■ Exercise requirements ■
Return nothing but the lines from the one with "Give me the Chart.js source for this chart." through the one with "const startPoint = [0, 0];" in the data below, word for word and without pictures.

Items from a dataset:
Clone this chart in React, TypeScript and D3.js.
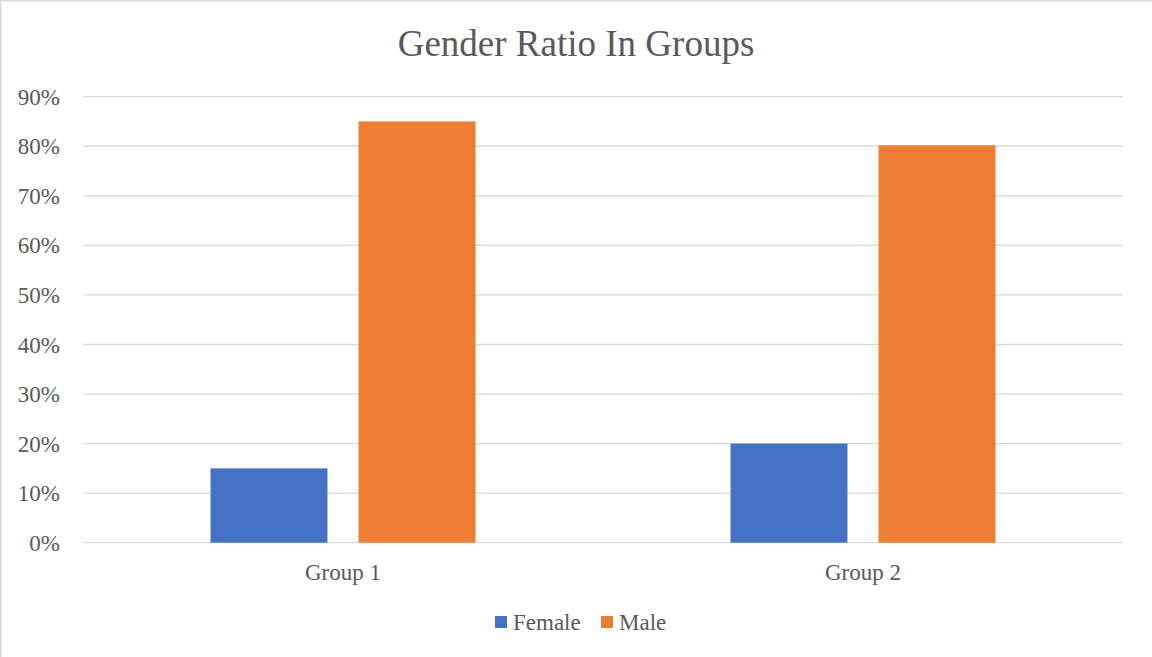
import React from "react";
import * as d3 from "d3";

const groups = ["Group 1", "Group 2"];
const seriesNames = ["Female", "Male"];
const female = [0.15, 0.2];
const male = [0.85, 0.802];
const yTicks = [0, 0.1, 0.2, 0.3, 0.4, 0.5, 0.6, 0.7, 0.8, 0.9];
const colors = ["#4472C4", "#ED7D31"];
const title = "Gender Ratio In Groups";

const W = 1152;
const H = 657;
const FONT = "'Liberation Serif', 'Times New Roman', serif";
const TEXT = "#595959";

export default function App() {
  const left = 83;
  const right = 1123;
  const top = 96.7;
  const bottom = 542.7;
  const y = d3.scaleLinear().domain([0, 0.9]).range([bottom, top]);
  const x0 = d3.scaleBand<string>().domain(groups).range([left, right]).paddingInner(0.4904).paddingOuter(0.2452);
  const x1 = d3.scaleBand<string>().domain(seriesNames).range([0, x0.bandwidth()]).paddingInner(0.21);
  const fmt = d3.format(".0%");
  const values = [female, male];

  return (
    <div style={{ position: "fixed", left: 0, top: 0 }}>
      <svg width={W} height={H} style={{ display: "block", background: "#fff" }}>
        <rect x={0.75} y={0.75} width={W + 20} height={H + 20} fill="#fff" stroke="#d9d9d9" strokeWidth={1.5} />
        <text x={576} y={56} textAnchor="middle" fontFamily={FONT} fontSize={37} fill={TEXT}>{title}</text>
        {yTicks.map((t) => (
          <g key={t}>
            <line x1={left} x2={right} y1={y(t)} y2={y(t)} stroke="#d9d9d9" strokeWidth={1.3} />
            <text x={60} y={y(t)} dy="0.35em" textAnchor="end" fontFamily={FONT} fontSize={23} fill={TEXT}>{fmt(t)}</text>
          </g>
        ))}
        {groups.map((g, gi) => (
          <g key={g} transform={`translate(${x0(g)},0)`}>
            {seriesNames.map((s, si) => (
              <rect key={s} x={x1(s)} y={y(values[si][gi])} width={x1.bandwidth()} height={bottom - y(values[si][gi])} fill={colors[si]} />
            ))}
            <text x={x0.bandwidth() / 2} y={580} textAnchor="middle" fontFamily={FONT} fontSize={23} fill={TEXT}>{g}</text>
          </g>
        ))}
        <g transform="translate(495,616)">
          {seriesNames.map((s, si) => (
            <g key={s} transform={`translate(${si * 106},0)`}>
              <rect x={0} y={0} width={12} height={12} fill={colors[si]} />
              <text x={18} y={14} fontFamily={FONT} fontSize={23} fill={TEXT}>{s}</text>
            </g>
          ))}
        </g>
      </svg>
    </div>
  );
}
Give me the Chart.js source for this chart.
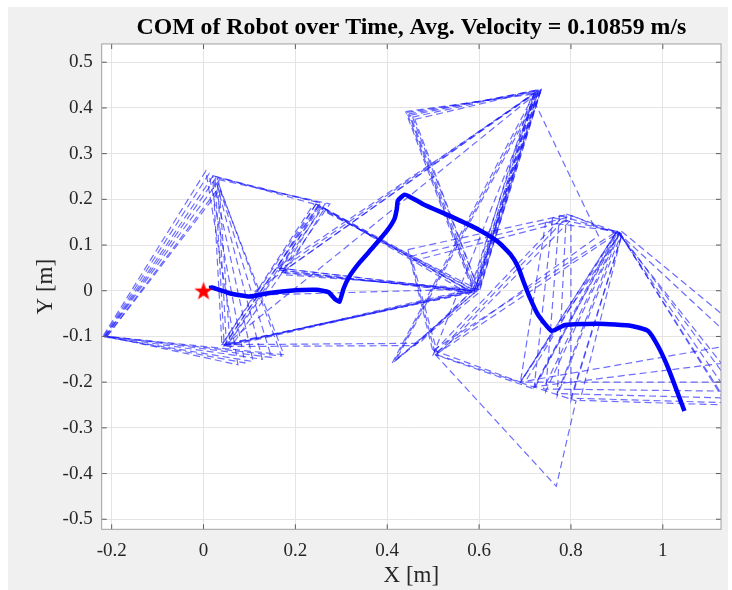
<!DOCTYPE html>
<html><head><meta charset="utf-8">
<script src="https://cdn.jsdelivr.net/npm/chart.js@4"></script>
<style>html,body{margin:0;padding:0;background:#fff;}canvas{display:block}</style>
</head><body>
<canvas id="c" width="732" height="590"></canvas>
<script>
// ---------- data ----------
const titleText = 'COM of Robot over Time, Avg. Velocity = 0.10859 m/s';
const xLabel = 'X [m]';
const yLabel = 'Y [m]';
const xTicks = [-0.2, 0, 0.2, 0.4, 0.6, 0.8, 1];
const xTickLabels = ['-0.2', '0', '0.2', '0.4', '0.6', '0.8', '1'];
const yTicks = [-0.5, -0.4, -0.3, -0.2, -0.1, 0, 0.1, 0.2, 0.3, 0.4, 0.5];
const yTickLabels = ['-0.5', '-0.4', '-0.3', '-0.2', '-0.1', '0', '0.1', '0.2', '0.3', '0.4', '0.5'];
const xRange = [-0.2217, 1.1267];
const yRange = [-0.522, 0.540];

// centre-of-mass path
const comX = [0.012, 0.018, 0.058, 0.101, 0.137, 0.188, 0.246, 0.272, 0.286, 0.296, 0.305, 0.318, 0.340, 0.369, 0.400, 0.416, 0.421, 0.423, 0.437, 0.447, 0.477, 0.542, 0.600, 0.640, 0.668, 0.685, 0.696, 0.710, 0.728, 0.758, 0.787, 0.86, 0.932, 0.968, 0.990, 1.012, 1.047];
const comY = [0.006, 0.007, -0.006, -0.0125, -0.006, 0.0, 0.002, -0.003, -0.018, -0.024, 0.005, 0.032, 0.062, 0.095, 0.132, 0.158, 0.180, 0.197, 0.21, 0.207, 0.19, 0.161, 0.133, 0.108, 0.080, 0.052, 0.022, -0.014, -0.052, -0.088, -0.075, -0.072, -0.077, -0.088, -0.122, -0.170, -0.263];
const startPoint = [0, 0];

// support triangles (three foot positions each)
const triangles = [
  [[-0.218,-0.098],[0.005,0.262],[0.075,-0.162]],
  [[-0.217,-0.100],[0.012,0.256],[0.090,-0.158]],
  [[-0.216,-0.101],[0.020,0.250],[0.108,-0.155]],
  [[-0.214,-0.100],[0.026,0.246],[0.128,-0.150]],
  [[-0.213,-0.099],[0.031,0.238],[0.148,-0.146]],
  [[-0.211,-0.100],[0.035,0.228],[0.170,-0.143]],
  [[-0.210,-0.100],[0.036,0.222],[0.175,-0.140]],
  [[0.020,0.252],[0.240,0.190],[0.040,-0.118]],
  [[0.025,0.250],[0.255,0.192],[0.045,-0.120]],
  [[0.030,0.247],[0.265,0.190],[0.050,-0.122]],
  [[0.033,0.243],[0.275,0.190],[0.058,-0.125]],
  [[0.245,0.190],[0.040,-0.118],[0.575,-0.005]],
  [[0.250,0.188],[0.045,-0.120],[0.580,0.000]],
  [[0.255,0.185],[0.050,-0.120],[0.585,0.004]],
  [[0.245,0.190],[0.160,0.050],[0.580,0.000]],
  [[0.250,0.185],[0.165,0.045],[0.585,-0.004]],
  [[0.255,0.180],[0.170,0.040],[0.590,0.000]],
  [[0.260,0.175],[0.175,0.035],[0.595,0.004]],
  [[0.160,0.050],[0.580,0.000],[0.720,0.430]],
  [[0.165,0.045],[0.585,-0.004],[0.725,0.436]],
  [[0.170,0.040],[0.590,0.000],[0.730,0.440]],
  [[0.100,-0.010],[0.592,0.004],[0.735,0.442]],
  [[0.045,-0.120],[0.590,0.000],[0.735,0.440]],
  [[0.440,0.392],[0.715,0.430],[0.585,0.005]],
  [[0.443,0.390],[0.720,0.433],[0.590,0.000]],
  [[0.447,0.387],[0.725,0.437],[0.592,-0.004]],
  [[0.450,0.384],[0.730,0.440],[0.595,0.000]],
  [[0.455,0.380],[0.733,0.441],[0.598,0.004]],
  [[0.460,0.375],[0.735,0.440],[0.600,0.000]],
  [[0.720,0.430],[0.410,-0.160],[0.595,0.000]],
  [[0.728,0.435],[0.415,-0.155],[0.600,-0.004]],
  [[0.735,0.440],[0.420,-0.150],[0.600,0.004]],
  [[0.045,-0.118],[0.470,-0.115],[0.580,-0.005]],
  [[0.050,-0.122],[0.460,-0.120],[0.585,0.000]],
  [[0.445,0.090],[0.785,0.165],[0.500,-0.135]],
  [[0.450,0.075],[0.790,0.160],[0.505,-0.140]],
  [[0.455,0.065],[0.800,0.155],[0.510,-0.140]],
  [[0.720,0.415],[0.860,0.120],[0.500,-0.140]],
  [[0.504,-0.139],[0.768,-0.428],[0.811,-0.241]],
  [[0.500,-0.130],[0.900,0.130],[0.690,-0.200]],
  [[0.505,-0.140],[0.900,0.125],[0.720,-0.215]],
  [[0.745,0.150],[0.900,0.130],[0.690,-0.200]],
  [[0.760,0.160],[0.905,0.128],[0.720,-0.210]],
  [[0.775,0.165],[0.905,0.125],[0.745,-0.220]],
  [[0.790,0.168],[0.910,0.125],[0.770,-0.230]],
  [[0.800,0.165],[0.910,0.120],[0.800,-0.240]],
  [[0.900,0.130],[1.160,-0.200],[0.700,-0.200]],
  [[0.905,0.128],[1.160,-0.220],[0.740,-0.215]],
  [[0.905,0.125],[1.150,-0.235],[0.770,-0.225]],
  [[0.910,0.120],[1.140,-0.245],[0.800,-0.235]],
  [[0.910,0.120],[1.140,-0.250],[0.820,-0.240]],
  [[0.910,0.130],[1.200,-0.110],[0.690,-0.200]],
  [[0.900,0.130],[1.200,-0.150],[0.720,-0.210]]
];

// ---------- styling / chart ----------
const SERIF = "'Liberation Serif', 'Times New Roman', serif";
const PLOT = {left: 101.7, right: 722.7, top: 44, bottom: 529.3};

function makeStar(size, color) {
  const c = document.createElement('canvas');
  c.width = size; c.height = size;
  const g = c.getContext('2d');
  const cx = size / 2, cy = size / 2 + 0.8, R = size / 2 - 0.3, r = R * 0.4;
  g.beginPath();
  for (let i = 0; i < 10; i++) {
    const a = -Math.PI / 2 + i * Math.PI / 5;
    const rr = i % 2 === 0 ? R : r;
    g.lineTo(cx + rr * Math.cos(a), cy + rr * Math.sin(a));
  }
  g.closePath();
  g.fillStyle = color;
  g.fill();
  return c;
}

const datasets = [];
datasets.push({
  label: 'start',
  data: [{x: startPoint[0], y: startPoint[1]}],
  showLine: false,
  pointStyle: makeStar(20, '#ff0000'),
  pointRadius: 10,
  clip: false
});
datasets.push({
  label: 'COM',
  data: comX.map((x, i) => ({x, y: comY[i]})),
  showLine: true,
  borderColor: '#0000ff',
  borderWidth: 4.5,
  pointRadius: 0,
  tension: 0.15,
  borderCapStyle: 'butt',
  borderJoinStyle: 'round'
});
triangles.forEach((t, k) => {
  const pts = t.concat([t[0]]).map(p => ({x: p[0], y: p[1]}));
  datasets.push({
    label: 'support ' + k,
    data: pts,
    showLine: true,
    borderColor: 'rgba(20,20,255,0.62)',
    borderWidth: 1.2,
    borderDash: [7, 4],
    pointRadius: 0,
    tension: 0
  });
});

const bgPlugin = {
  id: 'bg',
  beforeDraw(chart) {
    const ctx = chart.ctx, a = chart.chartArea;
    ctx.save();
    ctx.fillStyle = '#ffffff';
    ctx.fillRect(0, 0, chart.width, chart.height);
    ctx.fillStyle = '#f0f0f0';
    ctx.fillRect(8, 7, 720, 583);
    ctx.fillStyle = '#ffffff';
    ctx.fillRect(a.left, a.top, a.right - a.left, a.bottom - a.top);
    ctx.restore();
  }
};

const boxPlugin = {
  id: 'box',
  afterDraw(chart) {
    const ctx = chart.ctx, a = chart.chartArea;
    const xs = chart.scales.x, ys = chart.scales.y;
    ctx.save();
    ctx.strokeStyle = '#5a5a5a';
    ctx.lineWidth = 1;
    const tl = 5;
    ctx.beginPath();
    xTicks.forEach(v => {
      const px = xs.getPixelForValue(v);
      ctx.moveTo(px, a.bottom); ctx.lineTo(px, a.bottom - tl);
      ctx.moveTo(px, a.top); ctx.lineTo(px, a.top + tl);
    });
    yTicks.forEach(v => {
      const py = ys.getPixelForValue(v);
      ctx.moveTo(a.left, py); ctx.lineTo(a.left + tl, py);
      ctx.moveTo(a.right, py); ctx.lineTo(a.right - tl, py);
    });
    ctx.stroke();
    ctx.strokeStyle = '#a0a0a0';
    ctx.strokeRect(a.left, a.top, a.right - a.left, a.bottom - a.top);
    ctx.restore();
  }
};

new Chart(document.getElementById('c'), {
  type: 'scatter',
  data: {datasets},
  options: {
    responsive: false,
    animation: false,
    devicePixelRatio: 1,
    layout: {padding: {left: 0, right: 732 - PLOT.right, top: 0, bottom: 0}},
    plugins: {
      legend: {display: false},
      tooltip: {enabled: false},
      title: {
        display: true,
        text: titleText,
        fullSize: false,
        color: '#000000',
        font: {family: SERIF, size: 23.8, weight: 'bold', lineHeight: 1.2},
        padding: {top: 13.4, bottom: 2.0}
      }
    },
    scales: {
      x: {
        type: 'linear',
        min: xRange[0], max: xRange[1],
        afterBuildTicks: s => { s.ticks = xTicks.map(v => ({value: v})); },
        afterFit: s => { s.height = 590 - PLOT.bottom; },
        ticks: {
          color: '#262626',
          font: {family: SERIF, size: 19},
          padding: 10,
          maxRotation: 0,
          autoSkip: false,
          callback: (v) => { const i = xTicks.findIndex(t => Math.abs(t - v) < 1e-9); return i >= 0 ? xTickLabels[i] : ''; }
        },
        grid: {color: '#e4e4e4', lineWidth: 1, drawTicks: false},
        border: {display: false},
        title: {display: true, text: xLabel, color: '#262626', font: {family: SERIF, size: 23}, padding: {top: 0, bottom: 0}}
      },
      y: {
        type: 'linear',
        min: yRange[0], max: yRange[1],
        afterBuildTicks: s => { s.ticks = yTicks.map(v => ({value: v})); },
        afterFit: s => { s.width = PLOT.left; },
        ticks: {
          color: '#262626',
          font: {family: SERIF, size: 19},
          padding: 9,
          autoSkip: false,
          callback: (v) => { const i = yTicks.findIndex(t => Math.abs(t - v) < 1e-9); return i >= 0 ? yTickLabels[i] : ''; }
        },
        grid: {color: '#e4e4e4', lineWidth: 1, drawTicks: false},
        border: {display: false},
        title: {display: true, text: yLabel, color: '#262626', font: {family: SERIF, size: 23}, padding: {top: 32, bottom: 0}}
      }
    }
  },
  plugins: [bgPlugin, boxPlugin]
});
</script>
</body></html>
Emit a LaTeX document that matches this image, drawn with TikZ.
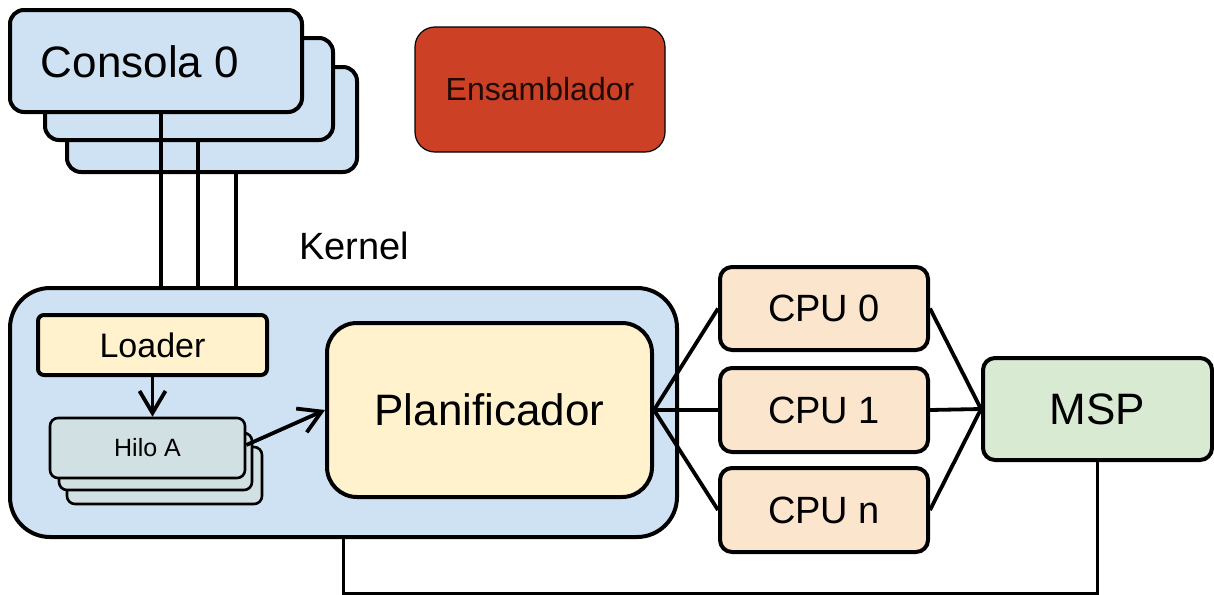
\documentclass[tikz,border=0pt]{standalone}
\usepackage{fontspec}
\setmainfont{Liberation Sans}
\usetikzlibrary{arrows.meta}
\definecolor{consblue}{HTML}{CFE2F3}
\definecolor{loadyel}{HTML}{FFF2CC}
\definecolor{cpuorange}{HTML}{FCE5CD}
\definecolor{mspgreen}{HTML}{D9EAD3}
\definecolor{hilogray}{HTML}{D0E0E3}
\definecolor{ensred}{HTML}{CC4125}
\begin{document}
\begin{tikzpicture}[x=0.5pt,y=-0.5pt,
  box/.style={draw,line width=2pt,rounded corners=6pt,inner sep=0pt},
  wire/.style={line width=1.9pt},
  arr/.style={-{Straight Barb[length=11pt,width=13pt]},line width=1.9pt}]
\useasboundingbox (0,0) rectangle (1214,594);
\node[box,fill=consblue,rounded corners=7pt,minimum width=145pt,minimum height=52.5pt] (con2) at (212,119.5) {};
\node[box,fill=consblue,rounded corners=7pt,minimum width=144pt,minimum height=51pt] (con1) at (189,89) {};
\node[box,fill=consblue,rounded corners=7pt,minimum width=146pt,minimum height=51pt] (con0) at (156,61) {};
\node[font=\fontsize{22}{26}\selectfont] (conlbl) at (140,62) {Consola 0};
\node[box,fill=ensred,line width=0.6pt,rounded corners=10pt,minimum width=125pt,minimum height=62.5pt,font=\fontsize{16}{19}\selectfont,text=black!85!ensred] (ens) at (540,89.5) {Ensamblador};
\node[font=\fontsize{19}{23}\selectfont] (klbl) at (354,246) {Kernel};
\node[box,fill=consblue,rounded corners=20pt,minimum width=333.5pt,minimum height=124.5pt] (kernel) at (343.5,412.5) {};
\draw[wire] ([xshift=2.5pt]con0.south) -- ([xshift=2.5pt]con0.south |- kernel.north);
\draw[wire] ([xshift=4.5pt]con1.south) -- ([xshift=4.5pt]con1.south |- kernel.north);
\draw[wire] ([xshift=12pt]con2.south) -- ([xshift=12pt]con2.south |- kernel.north);
\node[box,fill=loadyel,rounded corners=3pt,minimum width=114.5pt,minimum height=30pt,font=\fontsize{17}{20}\selectfont] (loader) at (152.5,345) {Loader};
\node[box,fill=hilogray,line width=1.3pt,rounded corners=4pt,minimum width=97.5pt,minimum height=28.5pt] (hilo2) at (164.5,475.5) {};
\node[box,fill=hilogray,line width=1.3pt,rounded corners=4pt,minimum width=96.5pt,minimum height=28.5pt] (hilo1) at (155.5,461.5) {};
\node[box,fill=hilogray,line width=1.3pt,rounded corners=4pt,minimum width=97.5pt,minimum height=30pt,font=\fontsize{12.5}{15}\selectfont] (hilo0) at (147.5,448) {Hilo A};
\node[box,fill=loadyel,rounded corners=15pt,minimum width=162.5pt,minimum height=87pt,font=\fontsize{22}{26}\selectfont] (planif) at (489.5,410) {Planificador};
\draw[arr] (loader.south) -- (hilo0.north -| loader.south);
\draw[arr] ([yshift=1.5pt]hilo0.east) -- (planif.west);
\node[box,fill=cpuorange,minimum width=104pt,minimum height=41.5pt,font=\fontsize{19}{23}\selectfont] (cpu0) at (824,308.5) {CPU 0};
\node[box,fill=cpuorange,minimum width=104pt,minimum height=42pt,font=\fontsize{19}{23}\selectfont] (cpu1) at (824,410) {CPU 1};
\node[box,fill=cpuorange,minimum width=104pt,minimum height=42pt,font=\fontsize{19}{23}\selectfont] (cpun) at (824,510) {CPU n};
\node[box,fill=mspgreen,minimum width=114.5pt,minimum height=51pt,font=\fontsize{22}{26}\selectfont] (msp) at (1097.5,409) {MSP};
\draw[wire] (planif.east) -- (cpu0.west);
\draw[wire] (planif.east) -- (cpu1.west);
\draw[wire] (planif.east) -- (cpun.west);
\draw[wire] (cpu0.east) -- (msp.west);
\draw[wire] (cpu1.east) -- (msp.west);
\draw[wire] (cpun.east) -- (msp.west);
\draw[wire] (kernel.south) -- ++(0,55) -| (msp.south);
\end{tikzpicture}
\end{document}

■ Completed exercise ■
Give me the Chart.js source for this chart.
<!DOCTYPE html>
<html><head><meta charset="utf-8">
<script src="https://cdn.jsdelivr.net/npm/chart.js@4"></script>
<style>html,body{margin:0;padding:0;background:#fff;}canvas{display:block}</style>
</head><body>
<canvas id="c" width="732" height="590"></canvas>
<script>
// ---------- data ----------
const titleText = 'COM of Robot over Time, Avg. Velocity = 0.10859 m/s';
const xLabel = 'X [m]';
const yLabel = 'Y [m]';
const xTicks = [-0.2, 0, 0.2, 0.4, 0.6, 0.8, 1];
const xTickLabels = ['-0.2', '0', '0.2', '0.4', '0.6', '0.8', '1'];
const yTicks = [-0.5, -0.4, -0.3, -0.2, -0.1, 0, 0.1, 0.2, 0.3, 0.4, 0.5];
const yTickLabels = ['-0.5', '-0.4', '-0.3', '-0.2', '-0.1', '0', '0.1', '0.2', '0.3', '0.4', '0.5'];
const xRange = [-0.2217, 1.1267];
const yRange = [-0.522, 0.540];

// centre-of-mass path
const comX = [0.012, 0.018, 0.058, 0.101, 0.137, 0.188, 0.246, 0.272, 0.286, 0.296, 0.305, 0.318, 0.340, 0.369, 0.400, 0.416, 0.421, 0.423, 0.437, 0.447, 0.477, 0.542, 0.600, 0.640, 0.668, 0.685, 0.696, 0.710, 0.728, 0.758, 0.787, 0.86, 0.932, 0.968, 0.990, 1.012, 1.047];
const comY = [0.006, 0.007, -0.006, -0.0125, -0.006, 0.0, 0.002, -0.003, -0.018, -0.024, 0.005, 0.032, 0.062, 0.095, 0.132, 0.158, 0.180, 0.197, 0.21, 0.207, 0.19, 0.161, 0.133, 0.108, 0.080, 0.052, 0.022, -0.014, -0.052, -0.088, -0.075, -0.072, -0.077, -0.088, -0.122, -0.170, -0.263];
const startPoint = [0, 0];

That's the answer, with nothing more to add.